Re: Newbie: Probability density function ???

Ex: Usage

Time........... usage....... pdf , useage per mo/(total useage)

0-3mos ...... 300.......... 300/(3x2100)

3-6mos....... 600.......... 600/(3x2100)

6-9mos ...... 900.......... 900/(3x2100)

9-12mos..... 300.......... 300/(3x2100)

fraction of yearly useage in first mo: 1x300/(3x2100)

fraction of yearly useage from 4mos to 7mos: 2x600/(3x2100) + 1x900/(3x2100)

multiply by 100 for percentage.

1 Attachment(s)

Re: Newbie: Probability density function ???

Quote:

Originally Posted by

**Hartlw** The bar graph gives usage per day over a 365 day period.

If I divide each y entry of the bar graph by the total usage I get:

y = pdf = usage at time t per day/total usage.

for this I used a command in Matlab as, and got following figure.

[F X]= hist(daily_mean,20); % F=frequency of bins, X= data value

bar(X,F/sum(F))

Attachment 27723

do you think the Y axis shows the correct probabilities of X. If not then please correct me

Re: Newbie: Probability density function ???

Sorry, I don't understand MatLab or the graph.

I note you have twenty bars. Does this mean you have divided the year into twenty parts? In that case each bar width is 18.25 days and each bar height is useage over that 18.25 day period divided by yearly useage, with units (useage/totaluseage)/18.25days

You should label the units of the graph.

Re: Newbie: Probability density function ???

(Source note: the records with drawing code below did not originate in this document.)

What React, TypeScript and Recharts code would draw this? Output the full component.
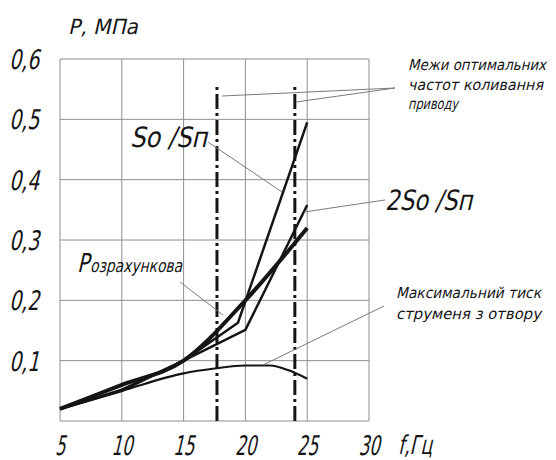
import {
  LineChart,
  Line,
  XAxis,
  YAxis,
  CartesianGrid,
  ReferenceLine,
} from "recharts";

// axis ticks
const freqTicks = [5, 10, 15, 20, 25, 30];
const pressureTicks = [0, 0.1, 0.2, 0.3, 0.4, 0.5, 0.6];

// P розрахункова (thick curve)
const calcFreq = [5, 10, 15, 20, 25];
const calcP = [0.02, 0.06, 0.1, 0.2, 0.32];

// So / Sп
const soFreq = [5, 10, 15, 19.4, 25];
const soP = [0.02, 0.052, 0.1, 0.163, 0.495];

// 2So / Sп
const twoSoFreq = [5, 10, 15, 20, 25];
const twoSoP = [0.02, 0.05, 0.1, 0.151, 0.358];

// максимальний тиск струменя з отвору
const jetFreq = [5, 10, 15, 17.5, 20, 22, 23.5, 25];
const jetP = [0.02, 0.05, 0.079, 0.087, 0.092, 0.092, 0.084, 0.07];

// межі оптимальних частот коливання приводу
const limitFreq = [17.7, 24];
const limitTop = 0.555;

const toRows = (fs: number[], ps: number[]) => fs.map((f, i) => ({ f, p: ps[i] }));

const FONT = "'DejaVu Sans Condensed', 'Liberation Sans Narrow', 'Liberation Sans', sans-serif";
const INK = "#151515";
const GRID = "#8e8e8e";
const LEADER = "#7a7a7a";

const fmt = (v: number) => v.toFixed(1).replace(".", ",");

// slanted drafting-style text, width forced to match the drawing
function Txt({
  x,
  y,
  size,
  w,
  anchor = "start",
  children,
}: {
  x: number;
  y: number;
  size: number;
  w: number;
  anchor?: "start" | "middle" | "end";
  children: any;
}) {
  return (
    <text
      transform={`translate(${x},${y}) skewX(-13)`}
      x={0}
      y={0}
      textAnchor={anchor}
      fontFamily={FONT}
      fontSize={size}
      fill={INK}
      textLength={w}
      lengthAdjust="spacingAndGlyphs"
    >
      {children}
    </text>
  );
}

function YTick(props: any) {
  const { y, payload } = props;
  if (payload.value === 0) return null;
  return (
    <Txt x={39} y={y + 10} size={27} w={30} anchor="end">
      {fmt(payload.value)}
    </Txt>
  );
}

function XTick(props: any) {
  const { x, payload } = props;
  const label = String(payload.value);
  return (
    <Txt x={x} y={455} size={27} w={label.length > 1 ? 21 : 10} anchor="middle">
      {label}
    </Txt>
  );
}

export default function App() {
  return (
    <div style={{ position: "absolute", left: 0, top: 0, width: 556, height: 460, background: "#fff" }}>
      <LineChart width={556} height={460} margin={{ top: 59, right: 187, left: 0, bottom: 0 }}>
        <CartesianGrid stroke={GRID} strokeWidth={1} />
        <XAxis
          type="number"
          dataKey="f"
          domain={[5, 30]}
          ticks={freqTicks}
          height={39}
          axisLine={false}
          tickLine={false}
          tick={<XTick />}
          allowDuplicatedCategory={false}
        />
        <YAxis
          type="number"
          dataKey="p"
          domain={[0, 0.6]}
          ticks={pressureTicks}
          width={60}
          axisLine={false}
          tickLine={false}
          tick={<YTick />}
        />
        {limitFreq.map((f) => (
          <ReferenceLine
            key={f}
            segment={[
              { x: f, y: 0 },
              { x: f, y: limitTop },
            ]}
            stroke={INK}
            strokeWidth={3}
            strokeDasharray="15 4 3 4"
          />
        ))}
        <Line
          data={toRows(jetFreq, jetP)}
          dataKey="p"
          type="monotone"
          stroke={INK}
          strokeWidth={2.2}
          dot={false}
          isAnimationActive={false}
        />
        <Line
          data={toRows(twoSoFreq, twoSoP)}
          dataKey="p"
          type="linear"
          stroke={INK}
          strokeWidth={2.5}
          dot={false}
          isAnimationActive={false}
        />
        <Line
          data={toRows(soFreq, soP)}
          dataKey="p"
          type="linear"
          stroke={INK}
          strokeWidth={2.5}
          dot={false}
          isAnimationActive={false}
        />
        <Line
          data={toRows(calcFreq, calcP)}
          dataKey="p"
          type="monotone"
          stroke={INK}
          strokeWidth={4}
          dot={false}
          isAnimationActive={false}
        />
      </LineChart>

      {/* labels and leaders */}
      <svg width={556} height={460} style={{ position: "absolute", left: 0, top: 0, pointerEvents: "none" }}>
        <g stroke={LEADER} strokeWidth={1}>
          <line x1={395} y1={88} x2={222} y2={96} />
          <line x1={395} y1={88} x2={296} y2={102} />
          <line x1={208} y1={142} x2={282} y2={192} />
          <line x1={385} y1={200} x2={304} y2={212} />
          <line x1={180} y1={282} x2={223} y2={315} />
          <line x1={384} y1={306} x2={263} y2={365} />
        </g>

        <Txt x={68} y={34} size={21} w={70}>P, МПа</Txt>
        <Txt x={398} y={454} size={26} w={34}>f,Гц</Txt>

        <Txt x={408} y={70} size={15} w={138}>Межи оптимальних</Txt>
        <Txt x={408} y={90} size={15} w={135}>частот коливання</Txt>
        <Txt x={408} y={109} size={15} w={50}>приводу</Txt>

        <Txt x={130} y={147} size={28} w={77}>So /Sп</Txt>
        <Txt x={385} y={210} size={28} w={87}>2So /Sп</Txt>

        <Txt x={77} y={272} size={26} w={12}>P</Txt>
        <Txt x={90} y={272} size={18} w={92}>озрахункова</Txt>

        <Txt x={396} y={298} size={15} w={145}>Максимальний тиск</Txt>
        <Txt x={396} y={319} size={15} w={145}>струменя з отвору</Txt>
      </svg>
    </div>
  );
}
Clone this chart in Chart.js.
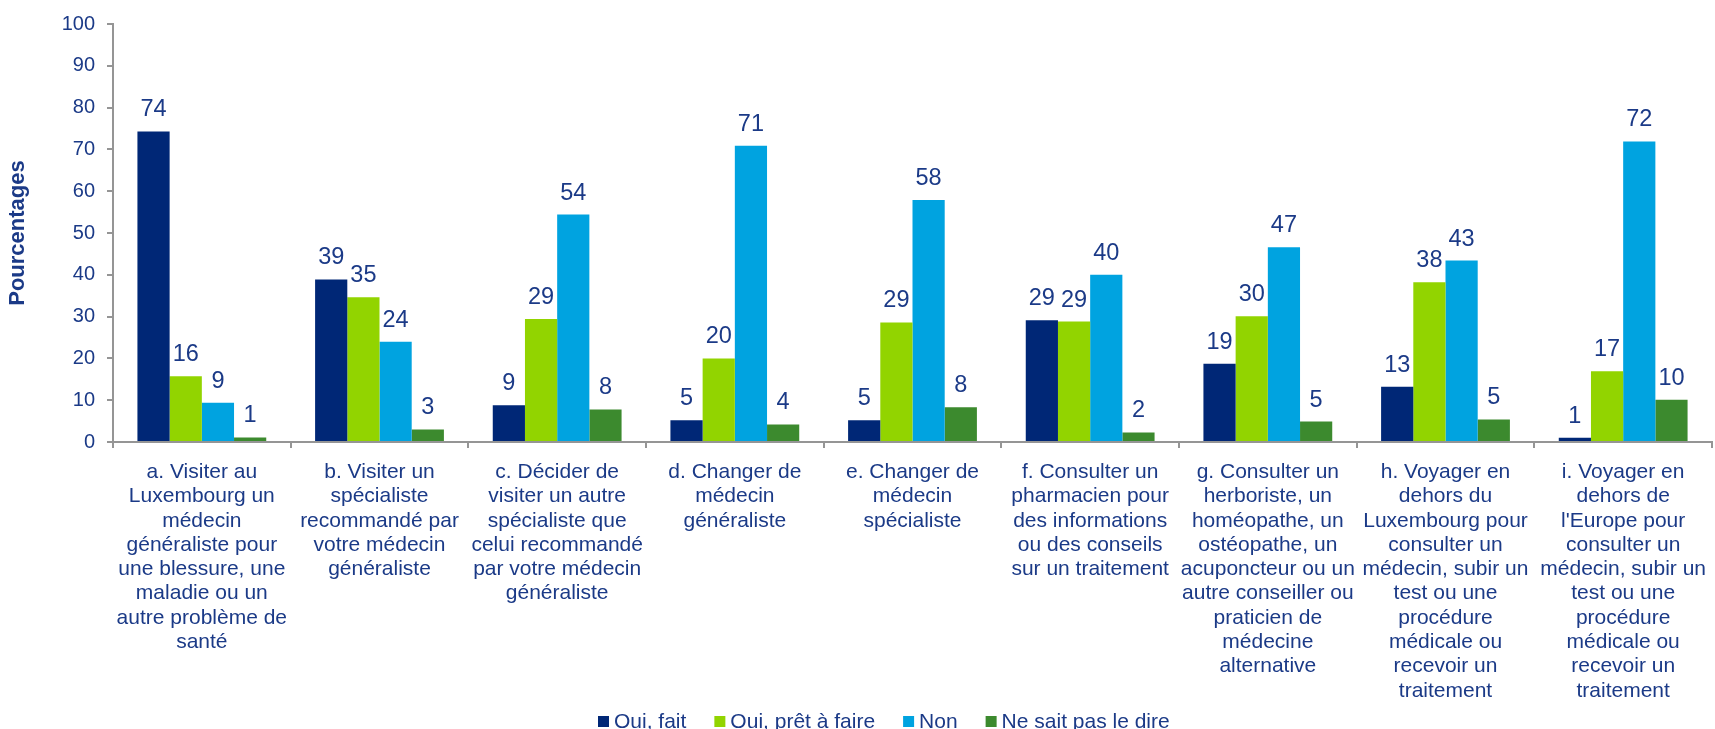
<!DOCTYPE html>
<html lang="fr">
<head>
  <meta charset="UTF-8">
  <title>Pourcentages</title>
  <script src="https://cdn.jsdelivr.net/npm/chart.js"></script>
  <style>
    html, body {
      margin: 0;
      padding: 0;
      background: #fff;
    }
    #wrap {
      width: 1715px;
      height: 729px;
    }
  </style>
</head>
<body>
  <div id="wrap"><canvas id="chart"></canvas></div>

  <script>
    const categories = [
      ['a. Visiter au', 'Luxembourg un', 'médecin', 'généraliste pour', 'une blessure, une', 'maladie ou un', 'autre problème de', 'santé'],
      ['b. Visiter un', 'spécialiste', 'recommandé par', 'votre médecin', 'généraliste'],
      ['c. Décider de', 'visiter un autre', 'spécialiste que', 'celui recommandé', 'par votre médecin', 'généraliste'],
      ['d. Changer de', 'médecin', 'généraliste'],
      ['e. Changer de', 'médecin', 'spécialiste'],
      ['f. Consulter un', 'pharmacien pour', 'des informations', 'ou des conseils', 'sur un traitement'],
      ['g. Consulter un', 'herboriste, un', 'homéopathe, un', 'ostéopathe, un', 'acuponcteur ou un', 'autre conseiller ou', 'praticien de', 'médecine', 'alternative'],
      ['h. Voyager en', 'dehors du', 'Luxembourg pour', 'consulter un', 'médecin, subir un', 'test ou une', 'procédure', 'médicale ou', 'recevoir un', 'traitement'],
      ['i. Voyager en', 'dehors de', "l'Europe pour", 'consulter un', 'médecin, subir un', 'test ou une', 'procédure', 'médicale ou', 'recevoir un', 'traitement']
    ];

    const ouiFait   = [74.3, 38.9, 8.8, 5.2, 5.2, 29.1, 18.7, 13.2, 1.0];
    const ouiPret   = [15.7, 34.6, 29.4, 20.0, 28.6, 28.8, 30.1, 38.2, 16.9];
    const non       = [9.4, 24.0, 54.4, 70.9, 57.9, 40.0, 46.6, 43.4, 71.9];
    const neSaitPas = [1.1, 3.0, 7.8, 4.2, 8.3, 2.3, 4.9, 5.4, 10.1];

    const seriesNames = ['Oui, fait', 'Oui, prêt à faire', 'Non', 'Ne sait pas le dire'];
    const seriesColors = ['#002776', '#92D400', '#00A3E0', '#3C8A2E'];

    const yMin = 0;
    const yMax = 100;
    const yStep = 10;

    const textColor = '#1b3a87';
    const axisColor = '#959595';
    const fontFamily = '"Liberation Sans", Arial, sans-serif';

    // values written above each bar
    const valueLabels = {
      id: 'valueLabels',
      afterDatasetsDraw(chart) {
        const ctx = chart.ctx;
        ctx.save();
        ctx.font = '23.5px ' + fontFamily;
        ctx.fillStyle = textColor;
        ctx.textAlign = 'center';
        ctx.textBaseline = 'alphabetic';
        chart.data.datasets.forEach(function (ds, i) {
          chart.getDatasetMeta(i).data.forEach(function (bar, j) {
            ctx.fillText(String(Math.round(ds.data[j])), bar.x, bar.y - 15);
          });
        });
        ctx.restore();
      }
    };

    // legend along the bottom edge, small square + name
    const bottomLegend = {
      id: 'bottomLegend',
      afterDraw(chart) {
        const ctx = chart.ctx;
        ctx.save();
        ctx.font = '21px ' + fontFamily;
        ctx.textBaseline = 'alphabetic';
        ctx.textAlign = 'left';
        let x = 598;
        const baseline = 727.5;
        chart.data.datasets.forEach(function (ds) {
          ctx.fillStyle = ds.backgroundColor;
          ctx.fillRect(x, baseline - 11.5, 11, 11);
          ctx.fillStyle = textColor;
          ctx.fillText(ds.label, x + 16, baseline);
          x += 16 + ctx.measureText(ds.label).width + 28;
        });
        ctx.restore();
      }
    };

    const datasets = [ouiFait, ouiPret, non, neSaitPas].map(function (values, i) {
      return {
        label: seriesNames[i],
        data: values,
        backgroundColor: seriesColors[i],
        borderWidth: 0,
        categoryPercentage: 0.725,
        barPercentage: 1.0
      };
    });

    new Chart(document.getElementById('chart'), {
      type: 'bar',
      data: {
        labels: categories,
        datasets: datasets
      },
      options: {
        responsive: true,
        maintainAspectRatio: false,
        animation: false,
        layout: {
          padding: { top: 21, right: 3, bottom: 0, left: 0 }
        },
        plugins: {
          legend: { display: false },
          tooltip: { enabled: false }
        },
        scales: {
          x: {
            grid: {
              drawOnChartArea: false,
              drawTicks: true,
              tickLength: 6,
              color: axisColor,
              lineWidth: 2
            },
            border: { color: axisColor, width: 2 },
            ticks: {
              autoSkip: false,
              maxRotation: 0,
              minRotation: 0,
              padding: 12,
              color: textColor,
              font: { family: fontFamily, size: 21, lineHeight: 1.157 }
            },
            afterFit(scale) {
              scale.height = 287;
              // labels may spill a little past the last category, like the original
              scale.paddingRight = 0;
              scale.paddingLeft = 0;
            }
          },
          y: {
            min: yMin,
            max: yMax,
            grid: {
              drawOnChartArea: false,
              drawTicks: true,
              tickLength: 6,
              color: axisColor,
              lineWidth: 2
            },
            border: { color: axisColor, width: 2 },
            ticks: {
              stepSize: yStep,
              padding: 12,
              color: textColor,
              font: { family: fontFamily, size: 20 }
            },
            title: {
              display: true,
              text: 'Pourcentages',
              color: textColor,
              padding: { top: 5, bottom: 0 },
              font: { family: fontFamily, size: 22, weight: 'bold', lineHeight: 1.2 }
            },
            afterFit(scale) {
              scale.width = 113;
            }
          }
        }
      },
      plugins: [valueLabels, bottomLegend]
    });
  </script>
</body>
</html>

Test your program with a simple case:

Time........... usage....... pdf , useage per mo/(total useage)

0-3mos ...... 300.......... 300/(3x2100)

3-6mos....... 600.......... 600/(3x2100)

6-9mos ...... 900.......... 900/(3x2100)

9-12mos..... 300.......... 300/(3x2100)

Then post the result and I'll tell you if it's right.

Hint: you should have four bars with heights shown.